Hi manfrom
I think this is part of the trouble in getting this idea across.
The need for the National Care service is I think to set the standards, so that people can have a very clear expectation of the level of care that they will be able to receive.
At the moment the effect of the post code lottery is that no one has a clue. You expect that there will be some support if you are left at home with limited mobility etc, but each authority is interpreting this differently.
There is now some clarity with continuing care - but this relates only to the most high level care needs, where there is a very blurred line between what is health and what is social care needs.
In terms of provision, I think you are quite right that local delivery of the service can often be the best option. I would actively want to ensure that much more of the care is being delivered by small scale social enterprise. - and there is no reason why that can't happen.
So what we would be looking at is Clear national guidlines,and systems for monitoring delivery, and then local authorities commissioning the services from a wide range of different providers including voluntary, private sector, and social enterprise.
The part that interests me most in all of this is the funding issue. We are still at the point where social care is means tested. If you have over £23,000 then you effectively pay what I at times like to call the "dementia tax". which basically means you pay as much as it takes until you die or your capital falls below £23,000. There has been some modification to this now so that if you have a spouse living in your house, the house will not have to be sold for this purpose. - but this still does not go far enough.
I think in many ways this is a woman's issue. It is usually going to be a woman who faces the last years of their life alone, and is likely to have a smaller pension than the husband. Having seen how all of this affected my mother, and affected my family in looking after her it is something that frankly frightens me.
Having scuppered my career - and pension because of 8 years of caring for my mother, What I really do not want is the prospect of paying out tens of thousands of pounds for my care when I am older.
It is the unpredictability of this which is the problem. We can anticipate expenses like putting a child through university, or paying for a wedding, or helping a child buy their first home. - but we do not have any way of knowing how much our old age is going to cost.
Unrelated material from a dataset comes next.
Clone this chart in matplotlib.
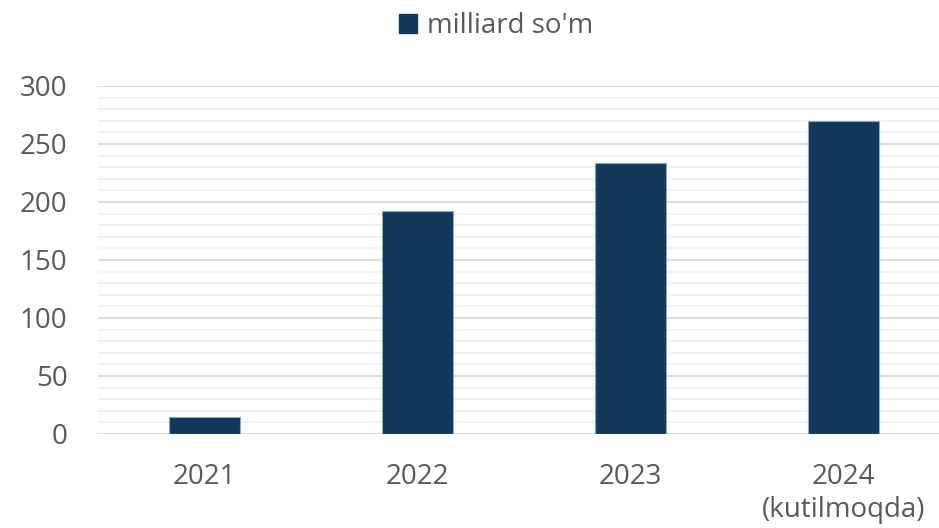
import matplotlib
matplotlib.use("Agg")
import matplotlib.pyplot as plt
from matplotlib.ticker import MultipleLocator
from matplotlib.patches import Patch

years = ["2021", "2022", "2023", "2024\n(kutilmoqda)"]
values = [15, 192, 234, 270]
series_name = "milliard so'm"

plt.rcParams['font.family'] = ['Open Sans', 'DejaVu Sans']

fig = plt.figure(figsize=(9.39, 5.28), dpi=100)
# plot area runs past the right edge of the picture, as in the reference
ax = fig.add_axes([98 / 939, 1 - 434 / 528, 852 / 939, 348 / 528])

x = list(range(len(years)))
ax.bar(x, values, width=1 / 3, color="#13375a", edgecolor="#8da5c0", linewidth=0.8, zorder=3)

ax.set_xlim(-0.5, len(years) - 0.5)
ax.set_ylim(0, 300)
ax.yaxis.set_major_locator(MultipleLocator(50))
ax.yaxis.set_minor_locator(MultipleLocator(10))
ax.grid(axis='y', which='major', color="#d9d9d9", linewidth=1.3, zorder=0)
ax.grid(axis='y', which='minor', color="#f0f0f0", linewidth=1.3, zorder=0)
ax.set_axisbelow(True)

for s in ax.spines.values():
    s.set_visible(False)
ax.tick_params(axis='both', which='both', length=0, labelsize=20, colors="#595959")
ax.tick_params(axis='y', pad=22)
ax.tick_params(axis='x', pad=21)
ax.set_xticks(x)
ax.set_xticklabels(years, linespacing=1.24)

handles = [Patch(facecolor="#13375a", edgecolor="#13375a", label=series_name)]
fig.legend(handles=handles, loc='center', bbox_to_anchor=(496 / 939, 1 - 26 / 528),
           frameon=False, fontsize=20, handlelength=0.65, handleheight=0.65,
           handletextpad=0.35, labelcolor="#595959", borderpad=0)

fig.savefig("out.png", dpi=100)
A paper I wrote on all this about 5 years, which I believe may have influences the thinking behind the National Care Service, is called "spreading the risk". I did not think at that time that this government had accepted that they should help middle income people to prepare for their old age and still have the possibility of passing on an inheritance to their children. I think it is entirely to their credit that they have understood this. (Fot the record on this I joined the Labour party at the point when my MP showed very clearly that he understood this and would be actively campaigning for it)
What I was asking for, and I think what the national care service will give us, is a way of everyone accepting that old age will cost, and all entering into a national agreement to pay the costs, sharing the risk through what is effectively another form of national insurance (but with a different payment method.
When I speak to the increasing numbers of my friends who are now hitting the "aged parent stage" It seems to me that people are going to elaborate and often quite costly lengths to try and avoid the prospect of paying care costs.
My feeling is that we just need to accept that we have a truly scary demographic problem for the next 50 years, we haven't set aside the money as a country for it (in the way that the Swedish have done) - and it is ultimately going to make sense to choose to do this properly, and invest time, money, imagination and local committment in devising and delivering a decent care service.
As I indicated in my article, the conservatives simply do not see it this way. They have addressed the single issue of care in residential care, but the indications are that the insurance companies that they have been working with on this have cold feet. They think the £8,000 proposed premium won't cover it, and the voluntary schemes set up under Major certainly did not work.
Leaving the setting of provision levels to the local authority means that we get lost in complexity. No one see can who is getting what, and it is not until you are in this vulnerable position that you find that what you are being offered is simply not enough.